Heme-stained SDS-PAGE of loosely bound outer surface c-type cytochromes prepared from the wild-type and pilA mutant strains. Shown are wild-type DL1 (Wt), short-isoform (pilA4), long-isoform (pilA5), null (pilA7), and deletion (ΔpilA2) strains. The Omc distribution in samples from the ΔpilA2 and ΔpilA1 pilA deletion strains (48) were found to be comparable (unpublished observation). The protein concentrations in the loosely bound outer membrane preparations were determined with a bicinchoninic acid (BCA) assay, and 3 μg of protein was loaded into each lane.

Fig 4

Current production by the DL100 (Wt) and the short-isoform (pilA4) strains in microbial fuel cells. (A) Plot representative of data obtained with three biological replicates. The ΔpilA strain produces a maximum current of 1.2 mA under the same experimental conditions (45). (B) Confocal scanning micrographs of biofilms formed with the isogenic wild-type DL100 (Wt) and short-isoform (pilA4) strains on graphite anodes producing maximum current for 3 days in microbial fuel cells. Cross-sectional (top) and top-down (bottom) views are shown. Scale bars, 250 μm.

Fig 5

Average biomass of the mature biofilms formed on glass and graphite surfaces with the isogenic wild-type DL100 (Wt), short-isoform (pilA4), and ΔpilA2 strains.

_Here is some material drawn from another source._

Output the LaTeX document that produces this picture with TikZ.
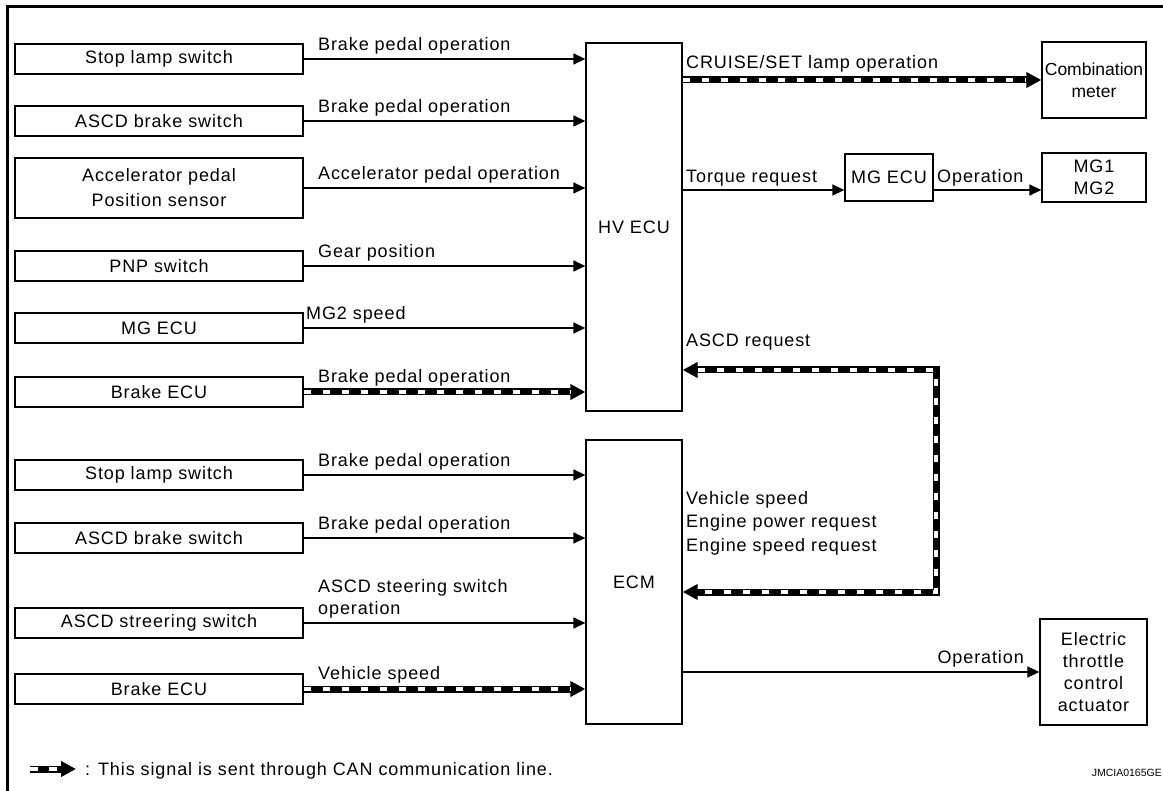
\documentclass[tikz,border=0pt]{standalone}
\usepackage{fontspec}
\setmainfont{Liberation Sans}[LetterSpace=5]
\newfontfamily\plainfont{Liberation Sans}
\usetikzlibrary{arrows.meta}
\newcommand{\fs}{\fontsize{18}{22}\selectfont}
\begin{document}
\begin{tikzpicture}[x=1pt,y=-1pt,
  box/.style={draw,line width=1.3pt,inner sep=0pt,align=center,font=\fs},
  lbox/.style={box,minimum width=288pt,minimum height=30pt},
  arr/.style={line width=1.4pt,-{Triangle[length=12pt,width=11pt]}},
  lab/.style={anchor=base west,inner sep=0pt,font=\fs},
  can/.style={line width=7pt,line join=miter,-{Triangle[length=15pt,width=15pt]},
    postaction={draw=white,line width=3.6pt,dash pattern=on 7.5pt off 11.5pt,-,shorten >=15pt}},
  canb/.style={line width=7pt,line join=miter,{Triangle[length=15pt,width=15pt]}-{Triangle[length=15pt,width=15pt]},
    postaction={draw=white,line width=3.6pt,dash pattern=on 7.5pt off 11.5pt,-,shorten >=15pt,shorten <=15pt}},
]
\useasboundingbox (0,0) rectangle (1163,791);
\draw[line width=3pt] (7,800) -- (7,7) -- (1170,7);
% left boxes
\node[lbox] (s1) at (159,59) {Stop lamp switch};
\node[lbox] (s2) at (159,121) {ASCD brake switch};
\node[lbox,minimum height=60pt] (s3) at (159,188) {Accelerator pedal\\[3pt]Position sensor};
\node[lbox] (s4) at (159,266) {PNP switch};
\node[lbox] (s5) at (159,328) {MG ECU};
\node[lbox] (s6) at (159,392) {Brake ECU};
\node[lbox] (s7) at (159,475) {Stop lamp switch};
\node[lbox] (s8) at (159,538) {ASCD brake switch};
\node[lbox] (s9) at (159,623) {ASCD streering switch};
\node[lbox] (s10) at (159,689) {Brake ECU};
% central
\node[box,minimum width=96pt,minimum height=368pt] (hv) at (634,227) {HV ECU};
\node[box,minimum width=96pt,minimum height=284pt] (ecm) at (634,582) {ECM};
% right
\node[box,minimum width=104pt,minimum height=76pt,font=\plainfont\fontsize{17.5}{22}\selectfont] (cm) at (1094,80) {Combination\\meter};
\node[box,minimum width=88pt,minimum height=47pt] (mgr) at (889,177.5) {MG ECU};
\node[box,minimum width=104pt,minimum height=49pt] (mg) at (1094,177.5) {MG1\\MG2};
\node[box,minimum width=107pt,minimum height=106pt] (eth) at (1093.5,672) {Electric\\throttle\\control\\actuator};
% arrows left
\draw[arr] (s1.east) -- (s1.east -| hv.west);
\draw[arr] (s2.east) -- (s2.east -| hv.west);
\draw[arr] (s3.east) -- (s3.east -| hv.west);
\draw[arr] (s4.east) -- (s4.east -| hv.west);
\draw[arr] (s5.east) -- (s5.east -| hv.west);
\draw[can] (s6.east) -- (s6.east -| hv.west);
\draw[arr] (s7.east) -- (s7.east -| ecm.west);
\draw[arr] (s8.east) -- (s8.east -| ecm.west);
\draw[arr] (s9.east) -- (s9.east -| ecm.west);
\draw[can] (s10.east) -- (s10.east -| ecm.west);
% arrows right
\draw[can] (cm.west -| hv.east) -- (cm.west);
\coordinate (ty) at (0,190);
\draw[arr] (hv.east |- ty) -- (mgr.west |- ty);
\draw[arr] (mgr.east |- ty) -- (mg.west |- ty);
\coordinate (c1) at (936,370);
\coordinate (c2) at (936,592);
\draw[canb] (c1 -| hv.east) -- (c1) -- (c2) -- (c2 -| ecm.east);
\draw[arr] (eth.west -| ecm.east) -- (eth.west);
% labels
\node[lab] (l1) at (318,51) {Brake pedal operation};
\node[lab] (l2) at (318,113) {Brake pedal operation};
\node[lab] (l3) at (318,180) {Accelerator pedal operation};
\node[lab] (l4) at (318,258) {Gear position};
\node[lab] (l5) at (306,320) {MG2 speed};
\node[lab] (l6) at (318,383) {Brake pedal operation};
\node[lab] (l7) at (318,467) {Brake pedal operation};
\node[lab] (l8) at (318,530) {Brake pedal operation};
\node[lab] (l9a) at (318,593) {ASCD steering switch};
\node[lab] (l9b) at (318,614) {operation};
\node[lab] (l10) at (318,679) {Vehicle speed};
\node[lab] (r1) at (686,69) {CRUISE/SET lamp operation};
\node[lab] (r2) at (686,183) {Torque request};
\node[lab] (r3) at (937,183) {Operation};
\node[lab] (r4) at (686,347) {ASCD request};
\node[lab] (r5) at (686,505) {Vehicle speed};
\node[lab] (r6) at (686,528) {Engine power request};
\node[lab] (r7) at (686,552) {Engine speed request};
\node[lab,anchor=base east] (r8) at (1024,663) {Operation};
% legend
\coordinate (g1) at (30,769);
\coordinate (g2) at (76,769);
\draw[can] (g1) -- (g2);
\node[lab] (gt) at (85,775) {: This signal is sent through CAN communication line.};
\node[lab,anchor=base east,font=\plainfont\fontsize{10.5}{13}\selectfont] (code) at (1162,776) {JMCIA0165GE};
\end{tikzpicture}
\end{document}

The results are the averages and standard errors of the mean from six biological replicates in two independent experiments.

Fig 6

Confocal microscope images of biofilms formed with wild-type DL100 (A and D) and the short-isoform (pilA4) (B and E) and ΔpilA2 (C and F) strains on Fe(III) oxide-coated glass. The images were taken after 24 h in medium with 40 mM fumarate present (A, B, and C) and 4 days later after the fumarate was removed (D, E, and F). The scale bars represent 75 μm. (G) Average numbers of cells in biofilms of the isogenic DL100 (Wt) and short-isoform (pilA4) and ΔpilA2 strains formed on Fe(III) oxide-coated glass. Cell densities were measured after 24 h of incubation in the presence of 40 mM fumarate and 4 days later after the fumarate was removed. The results are the averages of six biological replicates from two independent experiments. The error bars are standard errors of the mean.

Fig 7

Two models of pilus assembly and functions of the PilA isoforms. The short and long isoforms are depicted in green and blue, respectively. Both isoforms are shown cleaved after glycine −1 once they reach the inner membrane (I.M.), generating identical mature proteins. Model I (right) suggests that the mature PilA derived from the short PilA isoform remains intracellular and forms the base of the pilus fiber anchoring the long-isoform-derived PilA in the cell membrane. Model II (left) suggests that secreted PilA is derived from both preprotein isoforms, and long- and short-isoform-derived PilA proteins are assembled into the intra- and extracellular regions of the pilus fiber. O.M., outer membrane.